Son bébé d'à peine un an au dos, à pas de course, sous un soleil (16 heures), poussant une charrette remplie de huit bidons de 20 litres, Alimata Sombié (nom d'emprunt), habitante du quartier Kossara de Banfora, accourt à l'une des trois bornes fontaines de son secteur pour se ravitailler en eau potable, ce lundi 20 novembre 2023. « Habituellement, c'est mon fils qui va chercher l'eau pour moi. Mais avec la rentrée des classes, si je dois attendre leur sortie à 17 heures, nous avons la chance de passer la nuit d'aujourd'hui sans eau, parce que dans une heure, le robinet sera à sec », laisse-t-elle entendre à la question de savoir pourquoi cette corvée avec le bambin sous ce soleil.
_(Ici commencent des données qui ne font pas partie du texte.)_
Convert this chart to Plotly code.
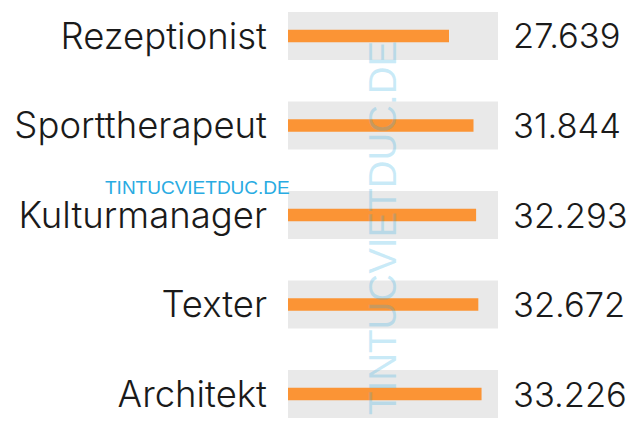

Les trois bornes fontaines de l'Office national de l'eau et de l'assainissement (ONEA), poursuit-elle sous anonymat (ndlr, elle estime ne pas être la personne la mieux indiquée (un homme) pour discuter de ce problème), n'arrivent pas à couvrir les besoins en eau du quartier, surtout avec les coupures « intempestives ». Dans ce quartier situé sur une colline, à moins de cinq kilomètres du centre-ville de la cité du Paysan noir, l'eau coule dans les robinets à des heures précises.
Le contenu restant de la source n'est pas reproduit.